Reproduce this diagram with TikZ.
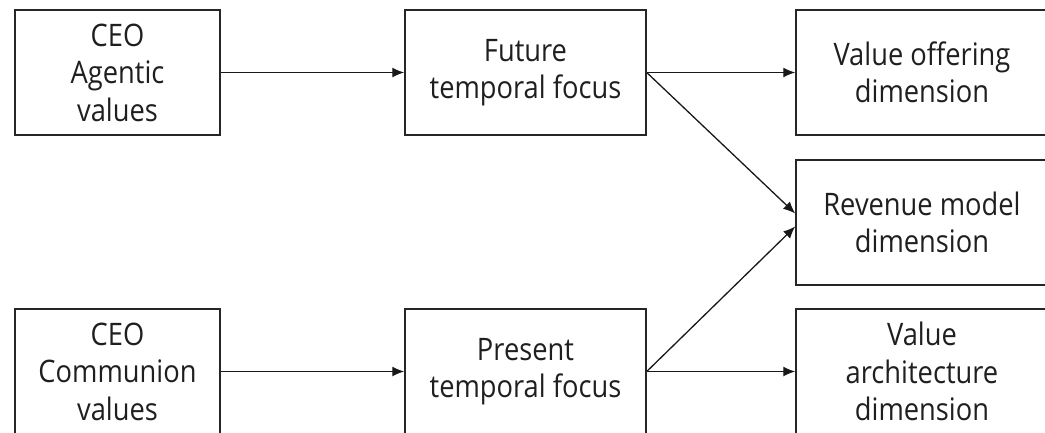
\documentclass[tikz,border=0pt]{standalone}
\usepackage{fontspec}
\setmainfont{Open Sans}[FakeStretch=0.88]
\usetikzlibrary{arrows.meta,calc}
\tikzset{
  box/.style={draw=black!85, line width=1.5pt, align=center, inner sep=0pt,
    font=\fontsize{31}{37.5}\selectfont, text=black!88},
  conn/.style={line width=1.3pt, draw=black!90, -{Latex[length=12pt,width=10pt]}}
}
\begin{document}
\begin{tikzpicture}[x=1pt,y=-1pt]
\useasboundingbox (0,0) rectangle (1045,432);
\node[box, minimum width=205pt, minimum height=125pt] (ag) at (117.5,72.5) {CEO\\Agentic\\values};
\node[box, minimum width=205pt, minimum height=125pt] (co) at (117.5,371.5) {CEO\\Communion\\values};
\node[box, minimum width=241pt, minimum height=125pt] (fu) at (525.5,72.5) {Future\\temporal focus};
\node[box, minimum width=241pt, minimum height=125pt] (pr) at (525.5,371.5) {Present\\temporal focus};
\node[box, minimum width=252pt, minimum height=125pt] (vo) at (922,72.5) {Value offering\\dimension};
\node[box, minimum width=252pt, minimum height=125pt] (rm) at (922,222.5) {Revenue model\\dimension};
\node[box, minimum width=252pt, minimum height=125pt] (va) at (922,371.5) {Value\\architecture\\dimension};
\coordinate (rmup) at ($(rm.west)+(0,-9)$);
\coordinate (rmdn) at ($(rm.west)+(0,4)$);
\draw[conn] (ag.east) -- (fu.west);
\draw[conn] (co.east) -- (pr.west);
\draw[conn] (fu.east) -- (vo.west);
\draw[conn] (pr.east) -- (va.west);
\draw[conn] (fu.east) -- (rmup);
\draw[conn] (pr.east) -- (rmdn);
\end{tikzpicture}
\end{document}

====

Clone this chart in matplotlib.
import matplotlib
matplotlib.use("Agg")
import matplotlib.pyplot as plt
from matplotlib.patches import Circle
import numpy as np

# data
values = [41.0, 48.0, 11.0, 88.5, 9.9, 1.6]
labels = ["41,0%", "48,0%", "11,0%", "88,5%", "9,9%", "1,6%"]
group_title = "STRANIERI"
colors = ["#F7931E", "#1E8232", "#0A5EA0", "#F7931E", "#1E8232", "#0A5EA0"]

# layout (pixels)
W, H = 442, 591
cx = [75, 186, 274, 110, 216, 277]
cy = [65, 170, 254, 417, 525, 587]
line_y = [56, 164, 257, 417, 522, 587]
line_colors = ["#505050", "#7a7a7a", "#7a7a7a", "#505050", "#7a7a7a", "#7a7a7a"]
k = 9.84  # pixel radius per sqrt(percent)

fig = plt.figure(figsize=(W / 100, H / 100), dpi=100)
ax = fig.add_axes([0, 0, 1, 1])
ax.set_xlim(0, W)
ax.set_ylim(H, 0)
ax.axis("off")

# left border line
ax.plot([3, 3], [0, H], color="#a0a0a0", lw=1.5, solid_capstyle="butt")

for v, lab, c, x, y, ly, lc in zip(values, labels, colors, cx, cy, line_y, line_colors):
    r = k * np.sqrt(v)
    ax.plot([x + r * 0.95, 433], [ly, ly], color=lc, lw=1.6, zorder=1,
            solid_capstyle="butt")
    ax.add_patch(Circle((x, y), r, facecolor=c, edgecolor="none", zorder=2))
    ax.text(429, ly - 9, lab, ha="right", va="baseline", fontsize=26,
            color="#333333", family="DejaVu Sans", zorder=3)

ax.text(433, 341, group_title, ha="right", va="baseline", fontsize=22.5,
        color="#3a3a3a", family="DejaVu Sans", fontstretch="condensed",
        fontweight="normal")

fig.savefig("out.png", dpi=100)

====

▸ **INSTRUCTIONS FOR THE TASK**:
Return every line above that contains the word "matplotlib".

▸ **EXERCISE ANSWER**:
Clone this chart in matplotlib.
import matplotlib
matplotlib.use("Agg")
import matplotlib.pyplot as plt
from matplotlib.patches import Circle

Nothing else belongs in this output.